Work to complete
Skip the pictures and quote all of the lines exactly.

Data excerpt
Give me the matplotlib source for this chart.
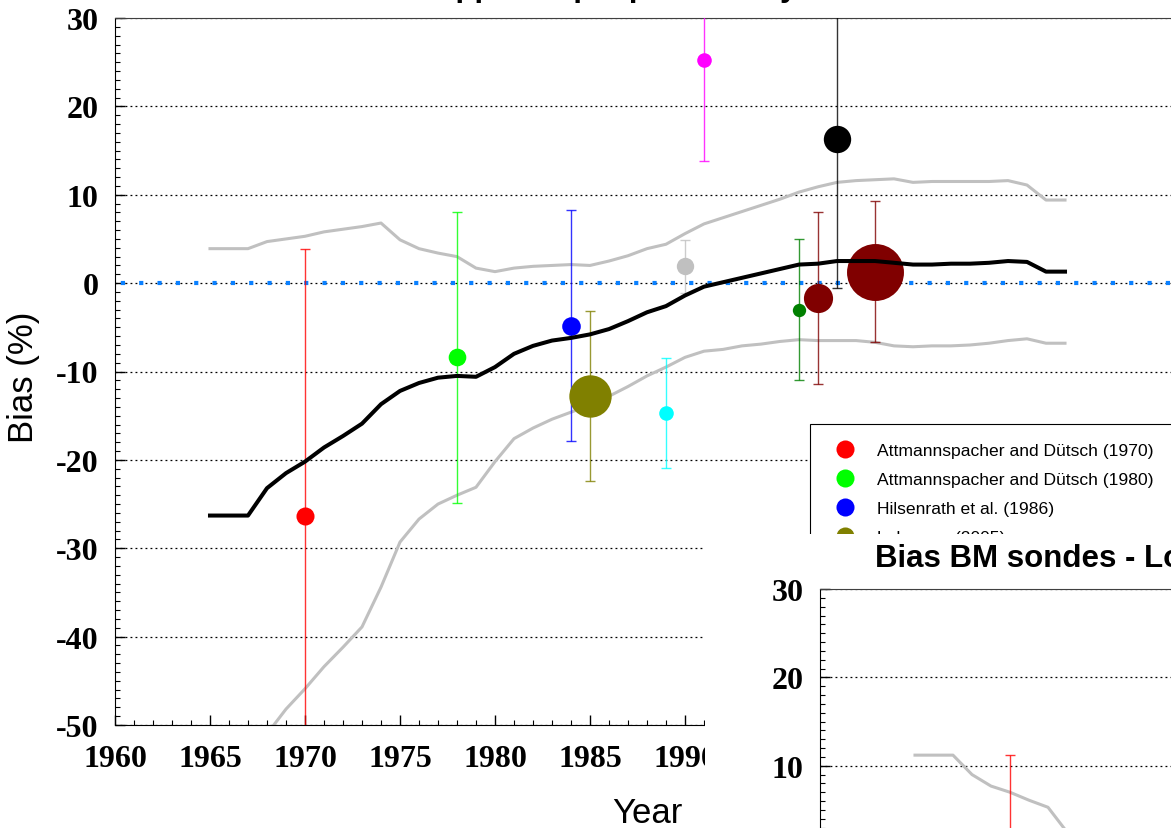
import matplotlib.pyplot as plt
from matplotlib.lines import Line2D
from matplotlib.patches import Rectangle
from matplotlib.ticker import MultipleLocator

W, H = 1171, 829

# Yearly mean bias of the BM sondes and the +/- spread band (upper troposphere)
years = list(range(1965, 2011))
bias_mean = [-26.3, -26.3, -26.3, -23.2, -21.5, -20.2, -18.6, -17.3, -15.9, -13.7,
             -12.2, -11.3, -10.7, -10.5, -10.6, -9.5, -8.0, -7.1, -6.5, -6.2,
             -5.8, -5.2, -4.3, -3.3, -2.6, -1.4, -0.4, 0.1, 0.6, 1.1,
             1.6, 2.1, 2.2, 2.5, 2.5, 2.5, 2.3, 2.1, 2.1, 2.2,
             2.2, 2.3, 2.5, 2.4, 1.3, 1.3]
bias_upper = [3.9, 3.9, 3.9, 4.7, 5.0, 5.3, 5.8, 6.1, 6.4, 6.8,
              4.9, 3.9, 3.4, 3.0, 1.7, 1.3, 1.7, 1.9, 2.0, 2.1,
              2.0, 2.5, 3.1, 3.9, 4.4, 5.6, 6.7, 7.4, 8.1, 8.8,
              9.5, 10.3, 10.9, 11.4, 11.6, 11.7, 11.8, 11.4, 11.5, 11.5,
              11.5, 11.5, 11.6, 11.1, 9.4, 9.4]
bias_lower = [-56.5, -56.5, -56.5, -51.0, -48.2, -45.9, -43.4, -41.2, -38.9, -34.4,
              -29.3, -26.7, -25.0, -24.0, -23.1, -20.2, -17.6, -16.4, -15.4, -14.6,
              -13.8, -12.8, -11.7, -10.5, -9.5, -8.4, -7.7, -7.5, -7.1, -6.9,
              -6.6, -6.4, -6.5, -6.5, -6.5, -6.7, -7.1, -7.2, -7.1, -7.1,
              -7.0, -6.8, -6.5, -6.3, -6.8, -6.8]

# Comparison campaigns
study_years = [1970, 1978, 1984, 1985, 1989, 1990, 1991, 1996, 1997, 1998, 2000]
study_bias = [-26.3, -8.4, -4.8, -12.8, -14.7, 1.9, 25.3, -3.0, -1.7, 16.3, 1.3]
study_err = [30.2, 16.5, 13.1, 9.6, 6.2, 3.0, 11.5, 8.0, 9.7, 16.9, 8.0]
study_colors = ["red", "lime", "blue", "olive", "cyan", "silver", "magenta",
                "green", "maroon", "black", "maroon"]
study_sizes = [13, 12.7, 13.4, 30.5, 10.5, 12.5, 10.5, 9.6, 21, 19.7, 41]
legend_labels = ["Attmannspacher and Dütsch (1970)",
                 "Attmannspacher and Dütsch (1980)",
                 "Hilsenrath et al. (1986)",
                 "Lehmann (2005)"]

# Lower stratosphere panel (only its top part is visible)
ls_years = list(range(1965, 1974))
ls_upper = [11.2, 11.2, 11.2, 9.0, 7.7, 7.0, 6.1, 5.3, 2.5]
ls_study_years = [1970]
ls_study_bias = [-10.0]
ls_study_err = [21.2]

plt.rcParams["font.family"] = "Liberation Serif"
plt.rcParams["font.weight"] = "bold"
plt.rcParams["axes.unicode_minus"] = False

fig = plt.figure(figsize=(W / 100, H / 100), dpi=100)


def style_axes(ax):
    ax.set_xlim(1960, 1960 + 1065 / 19)
    ax.set_ylim(-50, 30)
    ax.xaxis.set_major_locator(MultipleLocator(5))
    ax.xaxis.set_minor_locator(MultipleLocator(1))
    ax.yaxis.set_major_locator(MultipleLocator(10))
    ax.yaxis.set_minor_locator(MultipleLocator(1))
    ax.tick_params(which="both", direction="in", top=False, right=False, labelsize=23)
    ax.tick_params(which="major", length=7, width=1)
    ax.tick_params(which="minor", length=3.5, width=0.8)
    ax.tick_params(axis="y", pad=12)
    ax.tick_params(axis="x", pad=14)
    ax.yaxis.grid(True, color="black", linestyle=(0, (1.5, 2.5)), linewidth=0.9)
    ax.set_axisbelow(True)
    ax.spines["top"].set_color("#404040")
    ax.spines["right"].set_visible(False)


# Main panel
ax = fig.add_axes([115 / W, 1 - 726 / H, 1065 / W, 707 / H], zorder=0)
style_axes(ax)
ax.axhline(0, color="#0a80ff", linewidth=3, linestyle=(3, (1, 3.4)),
           solid_capstyle="butt", zorder=1.5)

ax.plot(years, bias_upper, color="#c0c0c0", linewidth=2.2, zorder=2)
ax.plot(years, bias_lower, color="#c0c0c0", linewidth=2.2, zorder=2)

for x, y, e, c, s in zip(study_years, study_bias, study_err, study_colors, study_sizes):
    ax.errorbar(x, y, yerr=e, fmt="none", ecolor=c, alpha=0.8, elinewidth=1.0,
                capsize=3.3, capthick=1.0, zorder=3)
    ax.plot(x, y, "o", color=c, markersize=s, markeredgewidth=0, zorder=4)

ax.plot(years, bias_mean, color="black", linewidth=2.9, zorder=5)

handles = [Line2D([], [], marker="o", linestyle="none", color=c, markersize=13,
                  markeredgewidth=0) for c in study_colors[:len(legend_labels)]]
leg = ax.legend(handles, legend_labels, loc="upper left",
                bbox_to_anchor=((810 - 115) / 1065, (726 - 425) / 707),
                borderaxespad=0, borderpad=1.05, handlelength=1.95,
                handletextpad=0.82, labelspacing=0.8, fancybox=False,
                framealpha=1, edgecolor="black",
                prop={"family": "Liberation Sans", "weight": "normal", "size": 12.6})
leg.get_frame().set_linewidth(0.8)

fig.text(164 / W, 1 + 3.5 / H, "Bias BM sondes - Upper troposphere - Payerne",
         ha="left", va="baseline", fontsize=22.5, family="Liberation Sans",
         weight="bold")
fig.text(647 / W, 1 - 823 / H, "Year", ha="center", va="baseline", fontsize=25,
         family="Liberation Sans", weight="normal")
fig.text(23 / W, 1 - 377 / H, "Bias (%)", ha="center", va="center", rotation=90,
         fontsize=25, family="Liberation Sans", weight="normal")

# White backing of the second panel, laid over the first one
fig.add_artist(Rectangle((705 / W, 0), 1, 1 - 535 / H, transform=fig.transFigure,
                         facecolor="white", edgecolor="none", zorder=1))

# Lower stratosphere panel
ax2 = fig.add_axes([820 / W, 1 - 1297 / H, 1065 / W, 707 / H], zorder=2)
style_axes(ax2)
ax2.plot(ls_years, ls_upper, color="#c0c0c0", linewidth=2.2, zorder=2)
ax2.errorbar(ls_study_years, ls_study_bias, yerr=ls_study_err, fmt="none",
             ecolor="red", alpha=0.8, elinewidth=1.0, capsize=3.3, capthick=1.0,
             zorder=3)
fig.text(875 / W, 1 - 567 / H, "Bias BM sondes - Lower stratosphere - Payerne",
         ha="left", va="baseline", fontsize=22.5, family="Liberation Sans",
         weight="bold", zorder=3)

fig.savefig("out.png", dpi=100)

The response
Give me the matplotlib source for this chart.
import matplotlib.pyplot as plt
from matplotlib.lines import Line2D
from matplotlib.patches import Rectangle
from matplotlib.ticker import MultipleLocator

W, H = 1171, 829

# Yearly mean bias of the BM sondes and the +/- spread band (upper troposphere)
years = list(range(1965, 2011))
bias_mean = [-26.3, -26.3, -26.3, -23.2, -21.5, -20.2, -18.6, -17.3, -15.9, -13.7,
             -12.2, -11.3, -10.7, -10.5, -10.6, -9.5, -8.0, -7.1, -6.5, -6.2,
             -5.8, -5.2, -4.3, -3.3, -2.6, -1.4, -0.4, 0.1, 0.6, 1.1,
             1.6, 2.1, 2.2, 2.5, 2.5, 2.5, 2.3, 2.1, 2.1, 2.2,
             2.2, 2.3, 2.5, 2.4, 1.3, 1.3]
bias_upper = [3.9, 3.9, 3.9, 4.7, 5.0, 5.3, 5.8, 6.1, 6.4, 6.8,
              4.9, 3.9, 3.4, 3.0, 1.7, 1.3, 1.7, 1.9, 2.0, 2.1,
              2.0, 2.5, 3.1, 3.9, 4.4, 5.6, 6.7, 7.4, 8.1, 8.8,
              9.5, 10.3, 10.9, 11.4, 11.6, 11.7, 11.8, 11.4, 11.5, 11.5,
              11.5, 11.5, 11.6, 11.1, 9.4, 9.4]
bias_lower = [-56.5, -56.5, -56.5, -51.0, -48.2, -45.9, -43.4, -41.2, -38.9, -34.4,
              -29.3, -26.7, -25.0, -24.0, -23.1, -20.2, -17.6, -16.4, -15.4, -14.6,
              -13.8, -12.8, -11.7, -10.5, -9.5, -8.4, -7.7, -7.5, -7.1, -6.9,
              -6.6, -6.4, -6.5, -6.5, -6.5, -6.7, -7.1, -7.2, -7.1, -7.1,
              -7.0, -6.8, -6.5, -6.3, -6.8, -6.8]

# Comparison campaigns
study_years = [1970, 1978, 1984, 1985, 1989, 1990, 1991, 1996, 1997, 1998, 2000]
study_bias = [-26.3, -8.4, -4.8, -12.8, -14.7, 1.9, 25.3, -3.0, -1.7, 16.3, 1.3]
study_err = [30.2, 16.5, 13.1, 9.6, 6.2, 3.0, 11.5, 8.0, 9.7, 16.9, 8.0]
study_colors = ["red", "lime", "blue", "olive", "cyan", "silver", "magenta",
                "green", "maroon", "black", "maroon"]
study_sizes = [13, 12.7, 13.4, 30.5, 10.5, 12.5, 10.5, 9.6, 21, 19.7, 41]
legend_labels = ["Attmannspacher and Dütsch (1970)",
                 "Attmannspacher and Dütsch (1980)",
                 "Hilsenrath et al. (1986)",
                 "Lehmann (2005)"]

# Lower stratosphere panel (only its top part is visible)
ls_years = list(range(1965, 1974))
ls_upper = [11.2, 11.2, 11.2, 9.0, 7.7, 7.0, 6.1, 5.3, 2.5]
ls_study_years = [1970]
ls_study_bias = [-10.0]
ls_study_err = [21.2]

plt.rcParams["font.family"] = "Liberation Serif"
plt.rcParams["font.weight"] = "bold"
plt.rcParams["axes.unicode_minus"] = False

fig = plt.figure(figsize=(W / 100, H / 100), dpi=100)


def style_axes(ax):
    ax.set_xlim(1960, 1960 + 1065 / 19)
    ax.set_ylim(-50, 30)
    ax.xaxis.set_major_locator(MultipleLocator(5))
    ax.xaxis.set_minor_locator(MultipleLocator(1))
    ax.yaxis.set_major_locator(MultipleLocator(10))
    ax.yaxis.set_minor_locator(MultipleLocator(1))
    ax.tick_params(which="both", direction="in", top=False, right=False, labelsize=23)
    ax.tick_params(which="major", length=7, width=1)
    ax.tick_params(which="minor", length=3.5, width=0.8)
    ax.tick_params(axis="y", pad=12)
    ax.tick_params(axis="x", pad=14)
    ax.yaxis.grid(True, color="black", linestyle=(0, (1.5, 2.5)), linewidth=0.9)
    ax.set_axisbelow(True)
    ax.spines["top"].set_color("#404040")
    ax.spines["right"].set_visible(False)


# Main panel
ax = fig.add_axes([115 / W, 1 - 726 / H, 1065 / W, 707 / H], zorder=0)
style_axes(ax)
ax.axhline(0, color="#0a80ff", linewidth=3, linestyle=(3, (1, 3.4)),
           solid_capstyle="butt", zorder=1.5)

ax.plot(years, bias_upper, color="#c0c0c0", linewidth=2.2, zorder=2)
ax.plot(years, bias_lower, color="#c0c0c0", linewidth=2.2, zorder=2)

for x, y, e, c, s in zip(study_years, study_bias, study_err, study_colors, study_sizes):
    ax.errorbar(x, y, yerr=e, fmt="none", ecolor=c, alpha=0.8, elinewidth=1.0,
                capsize=3.3, capthick=1.0, zorder=3)
    ax.plot(x, y, "o", color=c, markersize=s, markeredgewidth=0, zorder=4)

ax.plot(years, bias_mean, color="black", linewidth=2.9, zorder=5)

handles = [Line2D([], [], marker="o", linestyle="none", color=c, markersize=13,
                  markeredgewidth=0) for c in study_colors[:len(legend_labels)]]
leg = ax.legend(handles, legend_labels, loc="upper left",
                bbox_to_anchor=((810 - 115) / 1065, (726 - 425) / 707),
                borderaxespad=0, borderpad=1.05, handlelength=1.95,
                handletextpad=0.82, labelspacing=0.8, fancybox=False,
                framealpha=1, edgecolor="black",
                prop={"family": "Liberation Sans", "weight": "normal", "size": 12.6})
leg.get_frame().set_linewidth(0.8)

fig.text(164 / W, 1 + 3.5 / H, "Bias BM sondes - Upper troposphere - Payerne",
         ha="left", va="baseline", fontsize=22.5, family="Liberation Sans",
         weight="bold")
fig.text(647 / W, 1 - 823 / H, "Year", ha="center", va="baseline", fontsize=25,
         family="Liberation Sans", weight="normal")
fig.text(23 / W, 1 - 377 / H, "Bias (%)", ha="center", va="center", rotation=90,
         fontsize=25, family="Liberation Sans", weight="normal")

# White backing of the second panel, laid over the first one
fig.add_artist(Rectangle((705 / W, 0), 1, 1 - 535 / H, transform=fig.transFigure,
                         facecolor="white", edgecolor="none", zorder=1))

# Lower stratosphere panel
ax2 = fig.add_axes([820 / W, 1 - 1297 / H, 1065 / W, 707 / H], zorder=2)
style_axes(ax2)
ax2.plot(ls_years, ls_upper, color="#c0c0c0", linewidth=2.2, zorder=2)
ax2.errorbar(ls_study_years, ls_study_bias, yerr=ls_study_err, fmt="none",
             ecolor="red", alpha=0.8, elinewidth=1.0, capsize=3.3, capthick=1.0,
             zorder=3)
fig.text(875 / W, 1 - 567 / H, "Bias BM sondes - Lower stratosphere - Payerne",
         ha="left", va="baseline", fontsize=22.5, family="Liberation Sans",
         weight="bold", zorder=3)

fig.savefig("out.png", dpi=100)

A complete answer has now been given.